Crisp and Crunchy Cornmeal Waffles
The Secret Ingredients
Save Yourself Some Time
Light and airy with the perfect crisp, these waffles can be made ahead of time and placed in the freezer for up to a month, all you need to do is reheat them in an oven, toaster oven or a cast iron pan.
- 2 ½ cups unbleached all purpose flour
- 1 ½ cups corn meal (yellow or white)
- 4 teaspoons aluminum free baking powder
- 1 teaspoon baking soda
- ½ teaspoon kosher salt
- ½ teaspoon ground cinnamon
- ¼ teaspoon ground ginger
- 4 cups buttermilk
- 3 room temperature large eggs plus one egg white
- ½ cup granulated sugar
- 2 ½ teaspoons vanilla extract or vanilla paste
- 1 stick unsalted butter, melted and cooled
- Pre heat your waffle iron and spray-cooking surface with non-stick spray while it is warming up.
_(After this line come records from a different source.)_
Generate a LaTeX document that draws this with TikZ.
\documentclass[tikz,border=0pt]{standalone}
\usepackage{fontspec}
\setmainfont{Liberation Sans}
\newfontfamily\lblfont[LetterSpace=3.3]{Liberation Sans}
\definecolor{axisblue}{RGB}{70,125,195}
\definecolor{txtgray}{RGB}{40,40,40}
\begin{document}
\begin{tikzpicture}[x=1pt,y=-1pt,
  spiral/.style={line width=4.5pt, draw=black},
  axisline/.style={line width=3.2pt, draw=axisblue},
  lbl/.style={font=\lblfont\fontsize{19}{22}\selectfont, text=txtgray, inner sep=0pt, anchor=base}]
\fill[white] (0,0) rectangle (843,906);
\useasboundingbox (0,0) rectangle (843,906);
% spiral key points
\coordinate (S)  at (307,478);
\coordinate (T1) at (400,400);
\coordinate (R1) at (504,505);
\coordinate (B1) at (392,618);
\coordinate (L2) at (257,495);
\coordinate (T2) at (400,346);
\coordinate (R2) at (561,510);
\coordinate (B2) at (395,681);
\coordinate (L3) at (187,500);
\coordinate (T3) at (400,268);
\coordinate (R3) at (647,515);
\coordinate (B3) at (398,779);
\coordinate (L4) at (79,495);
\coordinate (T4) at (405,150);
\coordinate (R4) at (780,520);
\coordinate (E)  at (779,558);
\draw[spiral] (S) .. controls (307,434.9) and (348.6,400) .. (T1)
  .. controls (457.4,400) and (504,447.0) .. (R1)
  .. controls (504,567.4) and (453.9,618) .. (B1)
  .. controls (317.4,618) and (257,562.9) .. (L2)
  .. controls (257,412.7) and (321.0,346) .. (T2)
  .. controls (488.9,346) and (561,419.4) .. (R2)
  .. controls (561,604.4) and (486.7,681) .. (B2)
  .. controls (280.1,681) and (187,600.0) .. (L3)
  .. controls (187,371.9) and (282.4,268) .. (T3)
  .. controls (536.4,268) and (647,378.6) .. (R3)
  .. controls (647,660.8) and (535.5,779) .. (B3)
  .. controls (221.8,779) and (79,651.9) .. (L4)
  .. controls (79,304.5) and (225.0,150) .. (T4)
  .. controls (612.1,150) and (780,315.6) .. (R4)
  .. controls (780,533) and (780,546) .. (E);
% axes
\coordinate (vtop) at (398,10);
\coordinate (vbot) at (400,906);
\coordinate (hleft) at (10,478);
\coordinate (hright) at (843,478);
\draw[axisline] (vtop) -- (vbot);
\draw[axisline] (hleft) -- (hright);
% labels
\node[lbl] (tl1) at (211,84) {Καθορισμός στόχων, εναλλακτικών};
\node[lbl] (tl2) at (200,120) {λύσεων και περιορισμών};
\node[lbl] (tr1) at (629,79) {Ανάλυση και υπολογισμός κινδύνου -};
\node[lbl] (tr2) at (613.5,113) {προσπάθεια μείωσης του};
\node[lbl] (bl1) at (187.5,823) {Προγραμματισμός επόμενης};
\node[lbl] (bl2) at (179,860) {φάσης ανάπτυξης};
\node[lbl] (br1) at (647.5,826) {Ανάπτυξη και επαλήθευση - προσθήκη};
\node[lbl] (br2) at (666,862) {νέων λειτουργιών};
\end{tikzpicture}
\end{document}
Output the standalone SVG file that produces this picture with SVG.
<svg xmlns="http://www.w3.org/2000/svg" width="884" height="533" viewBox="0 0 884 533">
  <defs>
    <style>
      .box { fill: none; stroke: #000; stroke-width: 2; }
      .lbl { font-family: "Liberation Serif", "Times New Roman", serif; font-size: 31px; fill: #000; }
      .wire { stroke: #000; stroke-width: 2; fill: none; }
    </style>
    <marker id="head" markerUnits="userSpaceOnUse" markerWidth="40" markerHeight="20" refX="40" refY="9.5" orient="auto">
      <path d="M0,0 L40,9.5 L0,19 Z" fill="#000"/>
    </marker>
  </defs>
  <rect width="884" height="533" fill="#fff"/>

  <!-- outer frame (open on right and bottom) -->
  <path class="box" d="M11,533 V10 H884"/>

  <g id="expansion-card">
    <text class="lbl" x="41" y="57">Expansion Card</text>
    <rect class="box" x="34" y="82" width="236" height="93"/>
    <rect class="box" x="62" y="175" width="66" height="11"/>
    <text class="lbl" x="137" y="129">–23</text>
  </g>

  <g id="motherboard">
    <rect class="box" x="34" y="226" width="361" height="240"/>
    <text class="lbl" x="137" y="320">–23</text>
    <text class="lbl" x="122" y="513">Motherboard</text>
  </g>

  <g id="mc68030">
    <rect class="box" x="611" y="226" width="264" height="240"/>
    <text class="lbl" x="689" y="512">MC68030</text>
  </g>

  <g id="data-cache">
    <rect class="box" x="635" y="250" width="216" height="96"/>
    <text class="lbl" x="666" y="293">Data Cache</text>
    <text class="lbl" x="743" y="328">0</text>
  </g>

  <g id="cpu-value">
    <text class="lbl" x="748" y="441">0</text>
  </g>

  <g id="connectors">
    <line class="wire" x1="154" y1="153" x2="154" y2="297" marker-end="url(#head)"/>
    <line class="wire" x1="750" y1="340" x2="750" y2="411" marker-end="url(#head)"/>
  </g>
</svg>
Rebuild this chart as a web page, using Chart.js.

- In a small bowl whisk one egg white until it is foamy and has soft peaks, set aside.
- In a medium bowl add all the wet ingredients but do not add the whisked egg white yet.
- In a large bowl add all the dry ingredients and mix well to distribute all the spices.
- Pour wet ingredients into the dry ingredients; mix with a whisk until just combined. Now add in the beaten egg white and slowly mix into the batter, do not over mix, there will be whipped egg white streaks still visible and some lumps in the batter.
- Spoon anywhere from ¼ cup to ½ cup of the batter into the hot waffle iron, smooth the batter so it reaches all the edges and cook until golden in color and crisp.
- Stack the cooked waffles on a plate and drizzle the warm Blackberry Syrup over it.